Essa segunda tese da defesa foi acolhida pelo STJ? 

NÃO. De fato, o art. 4º do MLAT firmado entre Brasil e EUA institui um procedimento específico para as solicitações de cooperação, com a participação das autoridades centrais de cada país (o Ministério da Justiça e o Procurador-Geral, respectivamente). Não obstante, o descumprimento deste rito, por si só, não é causa suficiente para declarar a nulidade das provas decorrentes da colaboração. É necessário interpretar sistematicamente o art. 4º, cotejando-o com as demais normas extraídas do MLAT, para que uma leitura isolada do dispositivo não conduza a resultados não contemplados no escopo do Tratado. O MLAT busca desburocratizar a cooperação internacional em matéria penal, pois permite a utilização de qualquer outra forma de assistência não proibida pelas leis do Estado requerido.
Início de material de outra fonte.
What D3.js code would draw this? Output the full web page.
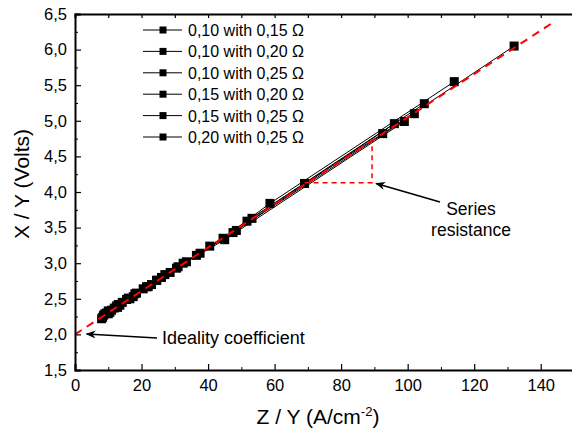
<!DOCTYPE html>
<html>
<head>
<meta charset="utf-8">
<script src="https://cdn.jsdelivr.net/npm/d3@7"></script>
<style>
  body { margin: 0; background: #fff; }
  text { font-family: "Liberation Sans", Arial, sans-serif; fill: #000; }
</style>
</head>
<body>
<div id="graph"></div>
<script>
// series names (legend)
var seriesNames = ['0,10 with 0,15 \u03A9', '0,10 with 0,20 \u03A9', '0,10 with 0,25 \u03A9',
                   '0,15 with 0,20 \u03A9', '0,15 with 0,25 \u03A9', '0,20 with 0,25 \u03A9'];

// x values (Z / Y) for each series
var seriesX = [
    [8.3, 10.5, 13.5, 17.5, 23, 30.5, 40.5, 53.2, 69, 92.5, 132],
    [8.6, 11, 14.2, 18.5, 24.5, 32.5, 44.5, 58.6, 114],
    [9, 11.8, 15.5, 20.5, 27, 37.6, 51.7, 105],
    [8, 10, 12.8, 16.5, 22, 28.6, 47.5, 102],
    [9.5, 12.5, 16, 21.5, 26, 33.5, 45, 99],
    [10, 13, 18, 24.6, 31, 36.5, 48.5, 96]
];
// y values (X / Y) for each series
var seriesY = [
    [2.24, 2.31, 2.41, 2.53, 2.70, 2.93, 3.24, 3.63, 4.12, 4.82, 6.05],
    [2.27, 2.34, 2.45, 2.58, 2.76, 3.00, 3.35, 3.84, 5.55],
    [2.29, 2.37, 2.49, 2.64, 2.84, 3.14, 3.59, 5.24],
    [2.22, 2.29, 2.38, 2.50, 2.67, 2.87, 3.43, 5.10],
    [2.30, 2.40, 2.51, 2.67, 2.80, 3.02, 3.33, 4.99],
    [2.33, 2.42, 2.57, 2.76, 2.95, 3.11, 3.46, 4.96]
];

// red dashed linear fit
var fitX = [0, 144];
var fitY = [2.0, 6.39];
// series resistance triangle
var triX = [69, 89.3, 89.3];
var triY = [4.13, 4.13, 4.72];

var yTicks = [1.5, 2.0, 2.5, 3.0, 3.5, 4.0, 4.5, 5.0, 5.5, 6.0, 6.5];
var xTicks = [0, 20, 40, 60, 80, 100, 120, 140];

var W = 572, H = 432;
var margin = { top: 14, right: -2, bottom: 62, left: 75 };
var width = W - margin.left - margin.right, height = H - margin.top - margin.bottom;

var x = d3.scaleLinear().domain([0, 150]).range([0, width]);
var y = d3.scaleLinear().domain([1.5, 6.5]).range([height, 0]);

var svg = d3.select('#graph').append('svg')
    .attr('width', W).attr('height', H)
    .append('g')
    .attr('transform', 'translate(' + margin.left + ',' + margin.top + ')');

svg.append('defs').append('marker')
    .attr('id', 'arrow')
    .attr('viewBox', '0 0 10 10')
    .attr('refX', 9).attr('refY', 5)
    .attr('markerWidth', 10).attr('markerHeight', 10)
    .attr('markerUnits', 'userSpaceOnUse')
    .attr('orient', 'auto')
    .append('path')
    .attr('d', 'M0,1 L10,5 L0,9 L3,5 Z')
    .attr('fill', '#000');

var line = d3.line().x(function (d) { return x(d[0]); }).y(function (d) { return y(d[1]); });

// data series
seriesX.forEach(function (xs, s) {
    var pts = xs.map(function (v, i) { return [v, seriesY[s][i]]; });
    svg.append('path')
        .datum(pts)
        .attr('d', line)
        .attr('fill', 'none')
        .attr('stroke', '#000')
        .attr('stroke-width', 1);
    svg.selectAll('.dot' + s)
        .data(pts)
        .enter()
        .append('rect')
        .attr('class', 'dot' + s)
        .attr('x', function (d) { return x(d[0]) - 4.5; })
        .attr('y', function (d) { return y(d[1]) - 4.5; })
        .attr('width', 9).attr('height', 9)
        .attr('fill', '#000');
});

// red fit line
svg.append('path')
    .datum(fitX.map(function (v, i) { return [v, fitY[i]]; }))
    .attr('d', line)
    .attr('fill', 'none')
    .attr('stroke', '#ff0000')
    .attr('stroke-width', 2)
    .attr('stroke-dasharray', '8,6');

// triangle
svg.append('path')
    .datum(triX.map(function (v, i) { return [v, triY[i]]; }))
    .attr('d', line)
    .attr('fill', 'none')
    .attr('stroke', '#ff0000')
    .attr('stroke-width', 1.5)
    .attr('stroke-dasharray', '5,4');

// axes
var xAxisB = d3.axisBottom(x).tickValues(xTicks).tickSize(-6).tickPadding(9).tickFormat(d3.format('d'));
var xMinor = d3.axisBottom(x).tickValues(d3.range(10, 150, 20)).tickSize(-3).tickFormat('');
var yAxisL = d3.axisLeft(y).tickValues(yTicks).tickSize(-6).tickPadding(8)
    .tickFormat(function (d) { return d3.format('.1f')(d).replace('.', ','); });
var yMinor = d3.axisLeft(y).tickValues(d3.range(1.75, 6.5, 0.5)).tickSize(-3).tickFormat('');
var xAxisT = d3.axisTop(x).tickValues(d3.range(0, 151, 10)).tickSize(-4).tickFormat('');

function styleAxis(g) {
    g.select('.domain').attr('stroke-width', 2);
    g.selectAll('.tick line').attr('stroke-width', 1.2);
    g.selectAll('text').style('font-size', '16.5px').style('font-family', '"Liberation Sans", Arial, sans-serif');
}

svg.append('g').attr('transform', 'translate(0,' + height + ')').call(xAxisB).call(styleAxis);
svg.append('g').attr('transform', 'translate(0,' + height + ')').call(xMinor).call(function (g) { g.select('.domain').remove(); });
svg.append('g').call(yAxisL).call(styleAxis);
svg.append('g').call(yMinor).call(function (g) { g.select('.domain').remove(); });
svg.append('g').call(xAxisT).call(styleAxis);

// axis titles
svg.append('text')
    .attr('transform', 'translate(' + (-46) + ',' + (height / 2 - 8) + ') rotate(-90)')
    .attr('text-anchor', 'middle')
    .style('font-size', '21px')
    .text('X / Y (Volts)');

var xt = svg.append('text')
    .attr('x', 243).attr('y', height + 54)
    .attr('text-anchor', 'middle')
    .style('font-size', '21px');
xt.append('tspan').text('Z / Y (A/cm');
xt.append('tspan').attr('dy', -8).style('font-size', '13px').text('-2');
xt.append('tspan').attr('dy', 8).text(')');

// legend
var legend = svg.append('g').attr('transform', 'translate(68,16)');
seriesNames.forEach(function (name, i) {
    var ly = i * 21.4;
    legend.append('line').attr('x1', 0).attr('x2', 39).attr('y1', ly).attr('y2', ly)
        .attr('stroke', '#000').attr('stroke-width', 1);
    legend.append('rect').attr('x', 16.5).attr('y', ly - 3.5).attr('width', 7).attr('height', 7).attr('fill', '#000');
    legend.append('text').attr('x', 45).attr('y', ly + 6).style('font-size', '16px').text(name);
});

// annotations
svg.append('line')
    .attr('x1', 82).attr('y1', 324).attr('x2', x(3.5)).attr('y2', 320)
    .attr('stroke', '#000').attr('stroke-width', 1.5)
    .attr('marker-end', 'url(#arrow)');
svg.append('text').attr('x', 87).attr('y', 330).style('font-size', '18px').text('Ideality coefficient');

svg.append('line')
    .attr('x1', 365).attr('y1', 188).attr('x2', x(90.5)).attr('y2', y(4.12))
    .attr('stroke', '#000').attr('stroke-width', 1.5)
    .attr('marker-end', 'url(#arrow)');
svg.append('text').attr('x', 396).attr('y', 201).attr('text-anchor', 'middle').style('font-size', '17.5px').text('Series');
svg.append('text').attr('x', 396).attr('y', 222).attr('text-anchor', 'middle').style('font-size', '17.5px').text('resistance');
</script>
</body>
</html>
Tratar o procedimento formal do art. 4º como impositivo, sob pena de nulidade das provas obtidas por formas atípicas de cooperação, desconsideraria o teor destes textos normativos e violaria frontalmente o art. 1º, n. 5, do MLAT. A veiculação de pedidos pelas autoridades centrais não é a única forma válida de compartilhamento - pelo menos no âmbito do Acordo de Assistência firmado entre Brasil e EUA -, que não veda a cooperação direta entre os órgãos investigadores de cada país. 

Em suma: Respeitadas as garantias processuais do investigado, não há prejuízo na cooperação direta entre as agências investigativas, sem a participação das autoridades centrais. A ilicitude da prova ou do meio de sua obtenção somente poderia ser pronunciada se o réu demonstrasse alguma violação de suas garantias ou das específicas regras de produção probatória. STJ. 5ª Turma. AREsp 701.833/SP, Rel. Min. Ribeiro Dantas, julgado em 04/05/2021 (Info 695).